The University of Arizona's own strategic responses hint at the direction of travel. Its push to develop self-generated revenue streams and partnerships with firms like John DeereDE-- and Bayer underscores the growing reliance on private capital to sustain agricultural R&D. For investors, the lesson is clear: allocate capital to firms that align with three criteria:
1. Scalability: Tools that can be deployed across diverse geographies and climates.
2. Affordability: Solutions accessible to smallholders, not just industrial farms.
3. Data Integration: Platforms that bridge gaps between soil sensors, weather forecasts, and market analytics.
Navigating Policy Risks and Reward
The sector's risks are manifold. Federal grant cycles remain erratic, state budgets are increasingly zero-sum, and private partnerships may prioritize profit over public goods. Yet, these risks are also opportunities in disguise. Startups that embed themselves in the research ecosystems of land-grant universities—like the University of Arizona's Experiment Station—gain access to field-tested data and credibility. Similarly, firms addressing water efficiency (e.g., drip irrigation tech) or pest management (e.g., AI-driven early warning systems) are positioned to capture demand from both public institutions and private agribusinesses.

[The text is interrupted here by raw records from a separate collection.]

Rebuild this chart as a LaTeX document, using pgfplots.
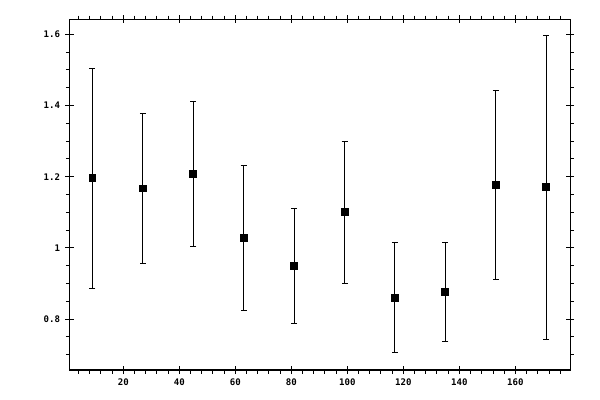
\documentclass[border=0pt]{standalone}
\usepackage{pgfplots}
\pgfplotsset{compat=1.18}
\usepackage{fontspec}
\setmonofont{DejaVu Sans Mono}
\pgfplotsset{
  refbox/.style={
    at={(0,0)}, anchor=south west,
    scale only axis,
    width=375.4pt, height=262.9pt,
    xmin=0.8, xmax=179.5,
    ymin=0.657, ymax=1.642,
    xtick={20,40,...,160},
    ytick={0.8,1,1.2,1.4,1.6},
    every tick/.style={black, line width=0.75pt},
  }
}
\begin{document}
\begin{tikzpicture}
\useasboundingbox (-52.125pt,-22.5pt) rectangle (397.875pt,277.5pt);
% inner halves of the major ticks
\begin{axis}[refbox,
  tick align=inside,
  major tick length=3pt,
  axis line style={draw=none},
  xticklabels={}, yticklabels={},
]
\end{axis}
\begin{axis}[refbox,
  minor xtick={4,8,...,176},
  minor ytick={0.7,0.75,...,1.61},
  tick align=outside,
  major tick length=3pt,
  minor tick length=2.8pt,
  axis line style={line width=0.75pt},
  /pgf/number format/assume math mode=true,
  tick label style={font=\fontsize{6.8}{7}\selectfont\ttfamily\bfseries},
  yticklabel style={xshift=-0.5pt},
]
\addplot[black, line width=0.75pt, only marks,
  mark=square*, mark size=2.6pt,
  error bars/.cd, y dir=both, y explicit,
  error bar style={line width=0.75pt},
  error mark options={rotate=90, line width=0.75pt, mark size=2.25pt}]
coordinates {
(9,1.1955) +- (0,0.310)
(27,1.167) +- (0,0.211)
(45,1.208) +- (0,0.204)
(63,1.029) +- (0,0.204)
(81,0.950) +- (0,0.162)
(99,1.100) +- (0,0.200)
(117,0.860) +- (0,0.155)
(135,0.877) +- (0,0.139)
(153,1.176) +- (0,0.265)
(171,1.170) +- (0,0.428)
};
\end{axis}
\end{tikzpicture}
\end{document}
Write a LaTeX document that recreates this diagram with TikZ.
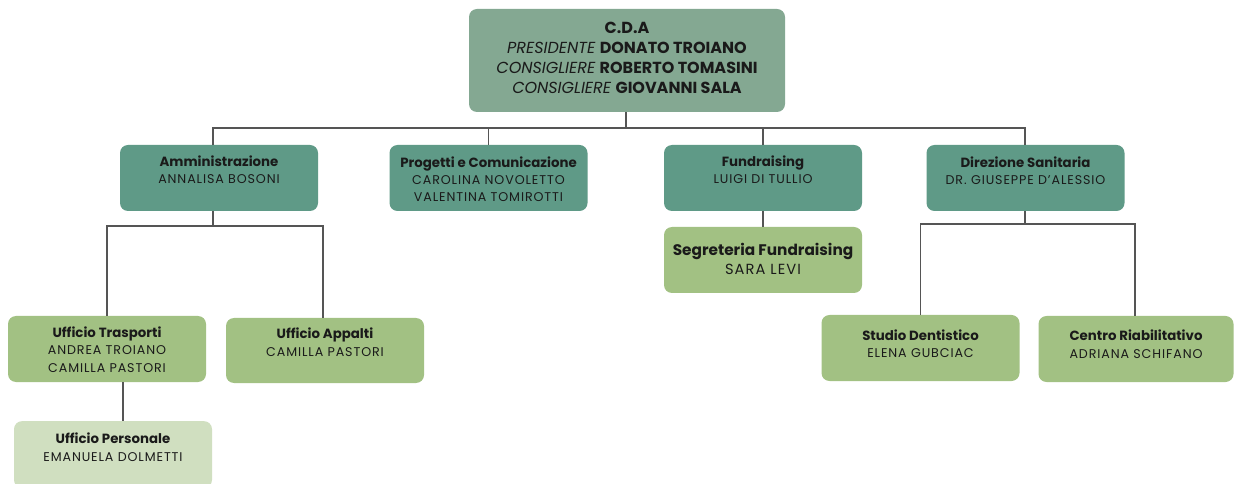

Investment Strategy: The New Land-Grant Model
Investors should prioritize firms with three pillars:
1. University Ties: Partnerships with land-grant institutions provide access to proprietary research and real-world testing.
2. Modular Solutions: Tools that can be customized for small farms, cooperatives, or large agribusinesses.
3. Resilience Focus: Technologies addressing climate adaptation, such as drought-resistant crop breeding or micro-irrigation systems.
The University of Arizona's crisis illustrates the stakes. Its $65 million deficit and reliance on restricted grants highlight how fragmented funding distorts priorities. For investors, this fragmentation is a roadmap. Backing startups that aggregate data, reduce costs, or enhance yields in underserved regions could yield asymmetric returns. The agri-tech sector is no longer a “nice-to-have” add-on; it is a necessity for an industry in peril.
Conclusion: From Crisis to Catalyst
The University of Arizona's struggle is a microcosm of a global challenge: how to sustain agricultural innovation amid fiscal austerity. The answer lies not in bemoaning public disinvestment but in channeling private capital into the gaps. Agri-tech startups are not just disruptors; they are the new land-grant institutions. For investors willing to look beyond headline risks, this is a rare chance to build resilience while capturing growth. The question is no longer whether universities can afford to lead—now, it's whether private-sector innovators can step up before it's too late.